-- Start --

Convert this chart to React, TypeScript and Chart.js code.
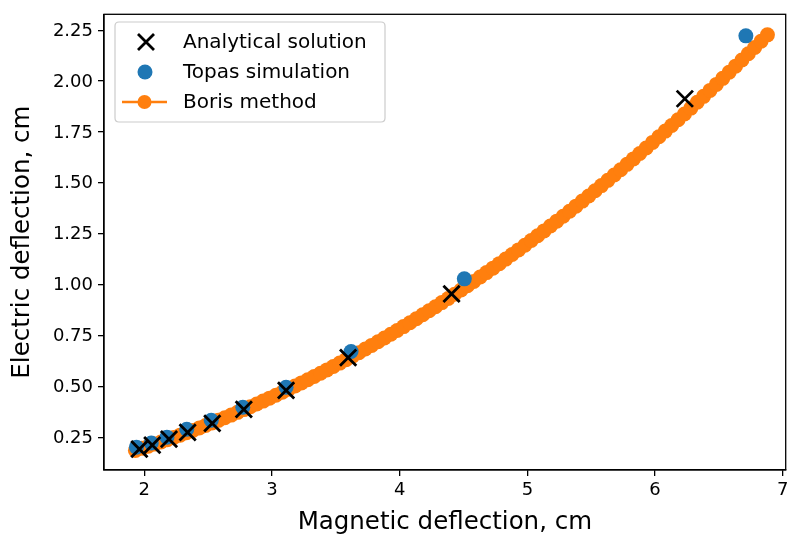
import React, { useEffect, useRef } from "react";
import { Chart, registerables } from "chart.js";
Chart.register(...registerables);

const analyticalX = [1.961, 2.062, 2.193, 2.339, 2.532, 2.779, 3.11, 3.596, 4.406, 6.233];
const analyticalY = [0.191, 0.211, 0.24, 0.274, 0.318, 0.387, 0.48, 0.641, 0.954, 1.913];

const topasX = [1.938, 2.054, 2.177, 2.332, 2.524, 2.771, 3.11, 3.619, 4.506, 6.711];
const topasY = [0.201, 0.221, 0.25, 0.289, 0.333, 0.397, 0.495, 0.671, 1.028, 2.222];

const borisX = [
  1.93, 1.98, 2.03, 2.08, 2.13, 2.18, 2.23, 2.28, 2.33, 2.38,
  2.43, 2.48, 2.53, 2.58, 2.63, 2.68, 2.73, 2.78, 2.83, 2.88,
  2.93, 2.98, 3.03, 3.08, 3.13, 3.18, 3.23, 3.28, 3.33, 3.38,
  3.43, 3.48, 3.53, 3.58, 3.63, 3.68, 3.73, 3.78, 3.83, 3.88,
  3.93, 3.98, 4.03, 4.08, 4.13, 4.18, 4.23, 4.28, 4.33, 4.38,
  4.43, 4.48, 4.53, 4.58, 4.63, 4.68, 4.73, 4.78, 4.83, 4.88,
  4.93, 4.98, 5.03, 5.08, 5.13, 5.18, 5.23, 5.28, 5.33, 5.38,
  5.43, 5.48, 5.53, 5.58, 5.63, 5.68, 5.73, 5.78, 5.83, 5.88,
  5.93, 5.98, 6.03, 6.08, 6.13, 6.18, 6.23, 6.28, 6.33, 6.38,
  6.43, 6.48, 6.53, 6.58, 6.63, 6.68, 6.73, 6.78, 6.83, 6.88,
];
const borisY = [
  0.185, 0.195, 0.2053, 0.2158, 0.2265, 0.2374, 0.2486, 0.2599, 0.2715, 0.2833,
  0.2953, 0.3075, 0.32, 0.3326, 0.3455, 0.3585, 0.3718, 0.3854, 0.3991, 0.413,
  0.4272, 0.4416, 0.4561, 0.471, 0.486, 0.5012, 0.5167, 0.5323, 0.5482, 0.5643,
  0.5806, 0.5972, 0.6139, 0.6309, 0.648, 0.6654, 0.683, 0.7009, 0.7189, 0.7372,
  0.7556, 0.7743, 0.7932, 0.8123, 0.8317, 0.8512, 0.871, 0.891, 0.9112, 0.9316,
  0.9522, 0.973, 0.9941, 1.0154, 1.0369, 1.0586, 1.0805, 1.1026, 1.125, 1.1476,
  1.1703, 1.1933, 1.2165, 1.24, 1.2636, 1.2875, 1.3116, 1.3359, 1.3604, 1.3851,
  1.41, 1.4352, 1.4606, 1.4861, 1.5119, 1.538, 1.5642, 1.5906, 1.6173, 1.6442,
  1.6713, 1.6986, 1.7261, 1.7539, 1.7818, 1.81, 1.8384, 1.867, 1.8958, 1.9249,
  1.9541, 1.9836, 2.0133, 2.0432, 2.0733, 2.1036, 2.1341, 2.1649, 2.1959, 2.2271,
];

const xTicks = [2, 3, 4, 5, 6, 7];
const yTicks = [0.25, 0.5, 0.75, 1.0, 1.25, 1.5, 1.75, 2.0, 2.25];
const xTickLabels = ["2", "3", "4", "5", "6", "7"];
const yTickLabels = ["0.25", "0.50", "0.75", "1.00", "1.25", "1.50", "1.75", "2.00", "2.25"];

const legendLabels = ["Analytical solution", "Topas simulation", "Boris method"];

const BLUE = "#1f77b4";
const ORANGE = "#ff7f0e";
const FONT = "'DejaVu Sans', sans-serif";

function drawCross(ctx: CanvasRenderingContext2D, x: number, y: number, h: number) {
  ctx.beginPath();
  ctx.moveTo(x - h, y - h);
  ctx.lineTo(x + h, y + h);
  ctx.moveTo(x - h, y + h);
  ctx.lineTo(x + h, y - h);
  ctx.stroke();
}

const framePlugin = {
  id: "frameLegend",
  afterDraw(chart: any) {
    const ctx: CanvasRenderingContext2D = chart.ctx;
    const a = chart.chartArea;
    const xs = chart.scales.x;
    const ys = chart.scales.y;
    ctx.save();
    ctx.strokeStyle = "#000";
    ctx.lineWidth = 1.3;
    ctx.strokeRect(a.left, a.top, a.right - a.left, a.bottom - a.top);

    // tick labels
    ctx.fillStyle = "#000";
    ctx.font = `18px ${FONT}`;
    ctx.textAlign = "center";
    ctx.textBaseline = "top";
    xTicks.forEach((v, i) => ctx.fillText(xTickLabels[i], xs.getPixelForValue(v), a.bottom + 11));
    ctx.textAlign = "right";
    ctx.textBaseline = "middle";
    yTicks.forEach((v, i) => ctx.fillText(yTickLabels[i], a.left - 11, ys.getPixelForValue(v) + 1));

    // legend
    const bx = 115, by = 22, bw = 270, bh = 100, r = 4;
    ctx.beginPath();
    ctx.moveTo(bx + r, by);
    ctx.lineTo(bx + bw - r, by);
    ctx.quadraticCurveTo(bx + bw, by, bx + bw, by + r);
    ctx.lineTo(bx + bw, by + bh - r);
    ctx.quadraticCurveTo(bx + bw, by + bh, bx + bw - r, by + bh);
    ctx.lineTo(bx + r, by + bh);
    ctx.quadraticCurveTo(bx, by + bh, bx, by + bh - r);
    ctx.lineTo(bx, by + r);
    ctx.quadraticCurveTo(bx, by, bx + r, by);
    ctx.closePath();
    ctx.fillStyle = "rgba(255,255,255,0.8)";
    ctx.fill();
    ctx.strokeStyle = "#cccccc";
    ctx.lineWidth = 1.2;
    ctx.stroke();

    const rows = [42, 72, 102];
    ctx.strokeStyle = "#000";
    ctx.lineWidth = 2.8;
    drawCross(ctx, 146, rows[0], 8);
    ctx.fillStyle = BLUE;
    ctx.beginPath();
    ctx.arc(145, rows[1], 7.5, 0, Math.PI * 2);
    ctx.fill();
    ctx.strokeStyle = ORANGE;
    ctx.lineWidth = 2.6;
    ctx.beginPath();
    ctx.moveTo(122, rows[2]);
    ctx.lineTo(167, rows[2]);
    ctx.stroke();
    ctx.fillStyle = ORANGE;
    ctx.beginPath();
    ctx.arc(144.5, rows[2], 7, 0, Math.PI * 2);
    ctx.fill();

    ctx.fillStyle = "#000";
    ctx.font = `20px ${FONT}`;
    ctx.textBaseline = "middle";
    ctx.textAlign = "left";
    legendLabels.forEach((t, i) => ctx.fillText(t, 183, rows[i] + 1));
    ctx.restore();
  },
};

export default function App() {
  const ref = useRef<HTMLCanvasElement>(null);
  useEffect(() => {
    if (!ref.current) return;
    const chart = new Chart(ref.current, {
      type: "scatter",
      data: {
        datasets: [
          {
            label: legendLabels[0],
            data: analyticalX.map((x, i) => ({ x, y: analyticalY[i] })),
            pointStyle: "crossRot",
            pointRadius: 11.5,
            borderColor: "#000",
            backgroundColor: "#000",
            pointBorderWidth: 2.8,
            showLine: false,
          } as any,
          {
            label: legendLabels[1],
            data: topasX.map((x, i) => ({ x, y: topasY[i] })),
            pointStyle: "circle",
            pointRadius: 7.5,
            pointBorderWidth: 0,
            backgroundColor: BLUE,
            borderColor: BLUE,
            showLine: false,
          },
          {
            label: legendLabels[2],
            data: borisX.map((x, i) => ({ x, y: borisY[i] })),
            pointStyle: "circle",
            pointRadius: 7.5,
            pointBorderWidth: 0,
            backgroundColor: ORANGE,
            borderColor: ORANGE,
            borderWidth: 2.6,
            showLine: true,
          },
        ],
      },
      options: {
        animation: false,
        responsive: false,
        maintainAspectRatio: false,
        layout: { padding: { top: 12, right: 1, left: 0, bottom: 0 } },
        plugins: { legend: { display: false }, tooltip: { enabled: false } },
        scales: {
          x: {
            type: "linear",
            min: 1.684,
            max: 7.023,
            afterBuildTicks: (s: any) => {
              s.ticks = xTicks.map((v) => ({ value: v }));
            },
            afterFit: (s: any) => {
              s.height = 68;
            },
            ticks: { display: false },
            grid: { display: true, drawOnChartArea: false, drawTicks: true, tickLength: 6, color: "#000", lineWidth: 1.3 },
            border: { display: true, color: "#000", width: 1.3 },
            title: {
              display: true,
              text: "Magnetic deflection, cm",
              color: "#000",
              font: { family: FONT, size: 24.5 },
              padding: { top: 2, bottom: 1 },
            },
          },
          y: {
            type: "linear",
            min: 0.0886,
            max: 2.328,
            afterBuildTicks: (s: any) => {
              s.ticks = yTicks.map((v) => ({ value: v }));
            },
            afterFit: (s: any) => {
              s.width = 104;
            },
            ticks: { display: false },
            grid: { display: true, drawOnChartArea: false, drawTicks: true, tickLength: 6, color: "#000", lineWidth: 1.3 },
            border: { display: true, color: "#000", width: 1.3 },
            title: {
              display: true,
              text: "Electric deflection, cm",
              color: "#000",
              font: { family: FONT, size: 24.5 },
              padding: { top: 8, bottom: 2 },
            },
          },
        },
      },
      plugins: [framePlugin],
    });
    return () => chart.destroy();
  }, []);
  return (
    <div style={{ position: "fixed", left: 0, top: 0, width: 800, height: 538, background: "#fff" }}>
      <canvas ref={ref} width={800} height={538} style={{ width: 800, height: 538, display: "block" }} />
    </div>
  );
}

-- End --

Set problem: Please extract exactly the lines of the data, from the first through the line containing "0.671, 1.028, 2.222];", and add no pictures to the copy.

Complete response:
Convert this chart to React, TypeScript and Chart.js code.
import React, { useEffect, useRef } from "react";
import { Chart, registerables } from "chart.js";
Chart.register(...registerables);

const analyticalX = [1.961, 2.062, 2.193, 2.339, 2.532, 2.779, 3.11, 3.596, 4.406, 6.233];
const analyticalY = [0.191, 0.211, 0.24, 0.274, 0.318, 0.387, 0.48, 0.641, 0.954, 1.913];

const topasX = [1.938, 2.054, 2.177, 2.332, 2.524, 2.771, 3.11, 3.619, 4.506, 6.711];
const topasY = [0.201, 0.221, 0.25, 0.289, 0.333, 0.397, 0.495, 0.671, 1.028, 2.222];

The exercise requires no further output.